■ Short task ■
Can you find the lines of the listing that include "this" and copy every one?

■ Data entries ■
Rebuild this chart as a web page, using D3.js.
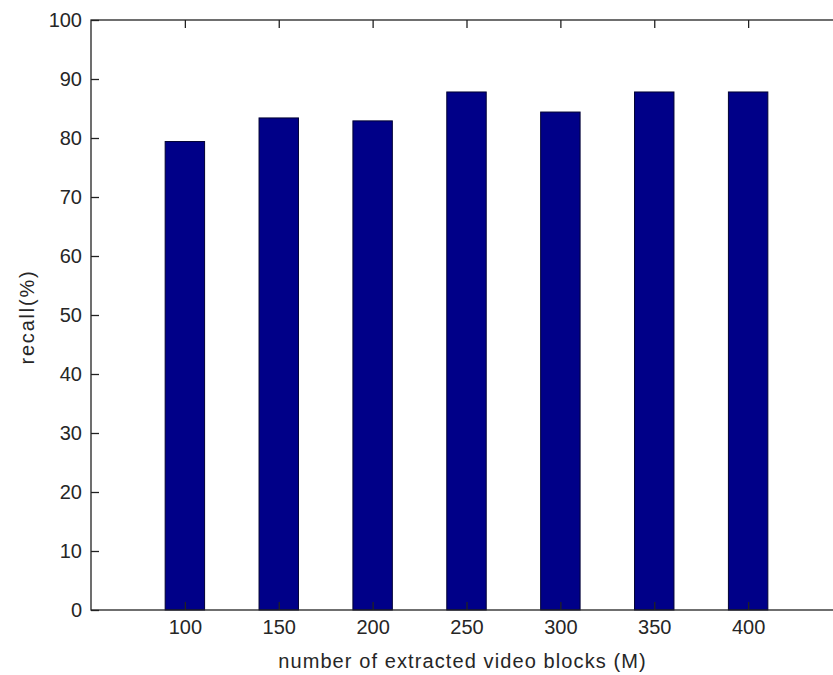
<html>
<head>
	<meta http-equiv="Content-Type" content="text/html; charset=utf-8" />
	<script src="https://cdn.jsdelivr.net/npm/d3@7/dist/d3.min.js" charset="utf-8"></script>
	
	<style type="text/css">
	body { 
		background-color: #FFFFFF; 
		margin: 0;
	}
	
	text {
		font-family: "Liberation Sans", Arial, sans-serif;
		fill: #262626;
	}
	</style>
</head>
<body>

	<svg width="833" height="675" version="1.1" xmlns="http://www.w3.org/2000/svg"></svg>
	
	<script type="text/javascript">
		/* 数据 */
		var v_Blocks  = [100 ,150 ,200 ,250 ,300 ,350 ,400];
		var v_Recall  = [79.4 ,83.4 ,82.9 ,87.8 ,84.4 ,87.8 ,87.8];
		var v_XTicks  = [100 ,150 ,200 ,250 ,300 ,350 ,400];
		var v_YTicks  = [0 ,10 ,20 ,30 ,40 ,50 ,60 ,70 ,80 ,90 ,100];
		
		var v_SVG = d3.select("svg");
		
		/* 绘图区 (右侧超出画布) */
		var v_Left   = 91;
		var v_Right  = 842;
		var v_Top    = 20;
		var v_Bottom = 610;
		
		var v_X = d3.scaleLinear().domain([50 ,450]).range([v_Left ,v_Right]);
		var v_Y = d3.scaleLinear().domain([0 ,100]).range([v_Bottom ,v_Top]);
		
		var v_BarW = v_X(71) - v_X(50);
		
		/* 柱 */
		v_SVG.selectAll(".bar")
		.data(v_Blocks)
		.enter()
		.append("rect")
		.attr("class" ,"bar")
		.attr("x" ,function(d) { return v_X(d) - v_BarW / 2; })
		.attr("y" ,function(d ,i) { return v_Y(v_Recall[i]); })
		.attr("width" ,v_BarW)
		.attr("height" ,function(d ,i) { return v_Bottom - v_Y(v_Recall[i]); })
		.attr("fill" ,"#000088")
		.attr("stroke" ,"#000033")
		.attr("stroke-width" ,"1");
		
		/* 坐标轴：刻度向内 */
		var v_AxisL = d3.axisLeft(v_Y).tickValues(v_YTicks).tickSize(-8).tickPadding(9);
		var v_AxisB = d3.axisBottom(v_X).tickValues(v_XTicks).tickSize(-8).tickPadding(10);
		var v_AxisT = d3.axisTop(v_X).tickValues(v_XTicks).tickSize(-8).tickFormat("");
		var v_AxisR = d3.axisRight(v_Y).tickValues(v_YTicks).tickSize(-8).tickFormat("");
		
		function styleAxis(i_G)
		{
			i_G.selectAll("line").attr("stroke" ,"#222").attr("stroke-width" ,"1.3");
			i_G.selectAll("text").attr("fill" ,"#262626").style("font-size" ,"20px")
			   .style("font-family" ,"\"Liberation Sans\", Arial, sans-serif");
			i_G.select(".domain").remove();
		}
		
		var v_GL = v_SVG.append("g").attr("transform" ,"translate(" + v_Left + ",0)").call(v_AxisL);
		var v_GB = v_SVG.append("g").attr("transform" ,"translate(0," + v_Bottom + ")").call(v_AxisB);
		var v_GT = v_SVG.append("g").attr("transform" ,"translate(0," + v_Top + ")").call(v_AxisT);
		var v_GR = v_SVG.append("g").attr("transform" ,"translate(" + v_Right + ",0)").call(v_AxisR);
		
		[v_GL ,v_GB ,v_GT ,v_GR].forEach(styleAxis);
		
		/* 边框 */
		v_SVG.append("rect")
		.attr("x" ,v_Left)
		.attr("y" ,v_Top)
		.attr("width" ,v_Right - v_Left)
		.attr("height" ,v_Bottom - v_Top)
		.attr("fill" ,"none")
		.attr("stroke" ,"#222")
		.attr("stroke-width" ,"1.3");
		
		/* 标题 */
		v_SVG.append("text")
		.attr("x" ,(v_Left + v_Right) / 2 - 4)
		.attr("y" ,668)
		.attr("text-anchor" ,"middle")
		.style("font-size" ,"20px")
		.style("letter-spacing" ,"1.1px")
		.text("number of extracted video blocks (M)");
		
		v_SVG.append("text")
		.attr("transform" ,"translate(34," + ((v_Top + v_Bottom) / 2 + 2) + ") rotate(-90)")
		.attr("text-anchor" ,"middle")
		.style("font-size" ,"20px")
		.style("letter-spacing" ,"1.8px")
		.text("recall(%)");
	</script>

</body>
</html>
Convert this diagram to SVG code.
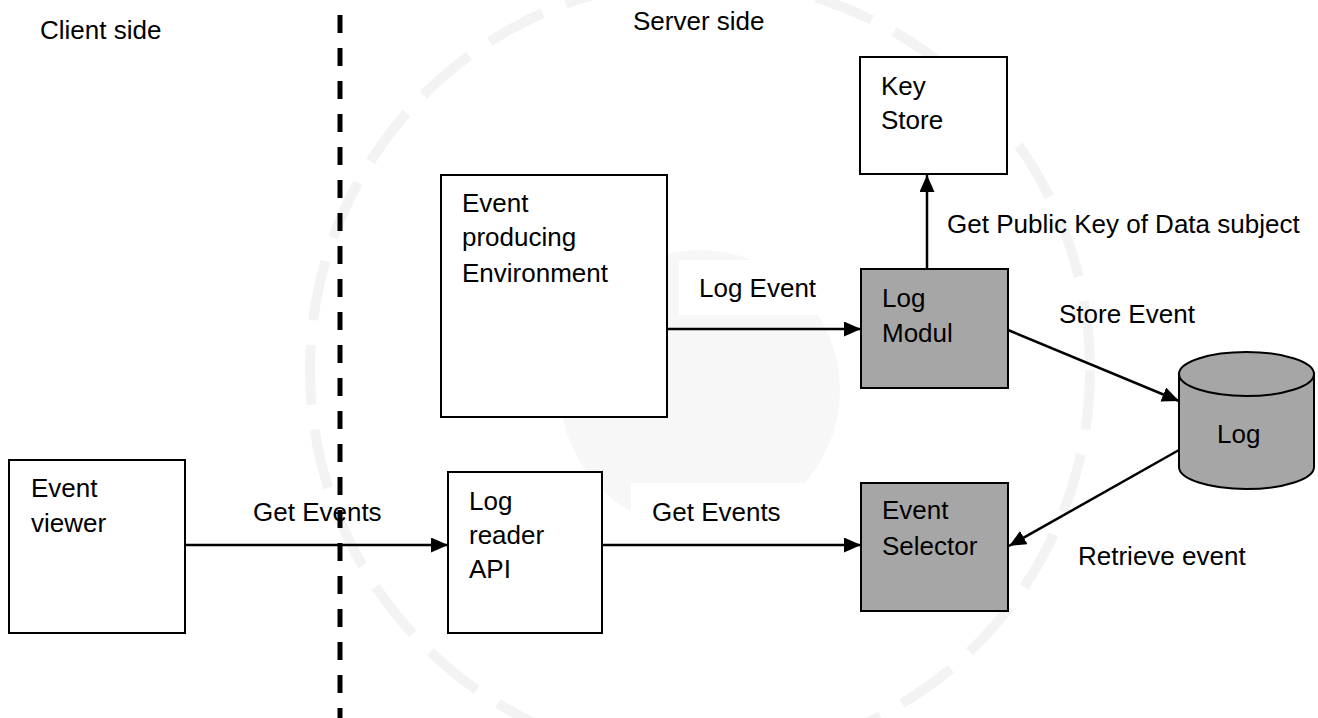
<svg xmlns="http://www.w3.org/2000/svg" width="1318" height="718" viewBox="0 0 1318 718">
<style>
text{font-family:"Liberation Sans",Arial,sans-serif;font-size:26px;fill:#000}
.box{fill:#fff;stroke:#000;stroke-width:2}
.gbox{fill:#a6a6a6;stroke:#000;stroke-width:2}
.conn{stroke:#000;stroke-width:2.5;fill:none}
.lblbg{fill:#fff;stroke:none}
</style>
<defs>
<marker id="ah" markerUnits="userSpaceOnUse" markerWidth="18" markerHeight="16" refX="17" refY="7.5" orient="auto">
<path d="M0,0 L17,7.5 L0,15 z" fill="#000"/>
</marker>
</defs>
<rect width="1318" height="718" fill="#fff"/>
<g id="watermark">
<circle cx="700" cy="390" r="140" fill="#f7f7f7"/>
<circle cx="700" cy="370" r="390" fill="none" stroke="#f3f3f3" stroke-width="10" stroke-dasharray="60 25"/>
</g>
<g id="divider">
<line x1="340" y1="15" x2="340" y2="718" stroke="#000" stroke-width="5" stroke-dasharray="18 15"/>
<text x="40" y="39">Client side</text>
<text x="633" y="30">Server side</text>
</g>
<g id="connectors">
<line class="conn" x1="927" y1="269" x2="927" y2="175" marker-end="url(#ah)"/>
<text x="947" y="233">Get Public Key of Data subject</text>
<rect class="lblbg" x="679" y="260" width="182" height="55"/>
<text x="699" y="297">Log Event</text>
<line class="conn" x1="667" y1="329" x2="861" y2="329" marker-end="url(#ah)"/>
<line class="conn" x1="1008" y1="330" x2="1179" y2="401" marker-end="url(#ah)"/>
<text x="1059" y="323">Store Event</text>
<line class="conn" x1="1179" y1="450" x2="1009" y2="546" marker-end="url(#ah)"/>
<text x="1078" y="565">Retrieve event</text>
<line class="conn" x1="185" y1="545" x2="448" y2="545" marker-end="url(#ah)"/>
<text x="253" y="521">Get Events</text>
<rect class="lblbg" x="631" y="483" width="182" height="54"/>
<text x="652" y="521">Get Events</text>
<line class="conn" x1="602" y1="545" x2="861" y2="545" marker-end="url(#ah)"/>
</g>
<g id="key-store">
<rect class="box" x="860" y="57" width="147" height="117"/>
<text x="881" y="95">Key</text>
<text x="881" y="129">Store</text>
</g>
<g id="event-producing-env">
<rect class="box" x="441" y="175" width="226" height="242"/>
<text x="462" y="212">Event</text>
<text x="462" y="246">producing</text>
<text x="462" y="282">Environment</text>
</g>
<g id="log-modul">
<rect class="gbox" x="861" y="269" width="147" height="119"/>
<text x="882" y="307">Log</text>
<text x="882" y="342">Modul</text>
</g>
<g id="log-db">
<path d="M1179,374 L1179,467 A67.5,22 0 0 0 1314,467 L1314,374 A67.5,22 0 0 0 1179,374 z" fill="#a6a6a6" stroke="#000" stroke-width="2"/>
<path d="M1179,374 A67.5,22 0 0 0 1314,374" fill="none" stroke="#000" stroke-width="2"/>
<text x="1217" y="443">Log</text>
</g>
<g id="event-selector">
<rect class="gbox" x="861" y="483" width="147" height="128"/>
<text x="882" y="519">Event</text>
<text x="882" y="555">Selector</text>
</g>
<g id="event-viewer">
<rect class="box" x="9" y="460" width="176" height="173"/>
<text x="31" y="497">Event</text>
<text x="31" y="532">viewer</text>
</g>
<g id="log-reader-api">
<rect class="box" x="448" y="472" width="154" height="161"/>
<text x="469" y="510">Log</text>
<text x="469" y="544">reader</text>
<text x="469" y="578">API</text>
</g>
</svg>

■ Exercise result ■
Rebuild this chart as a web page, using D3.js.
Convert this diagram to SVG code.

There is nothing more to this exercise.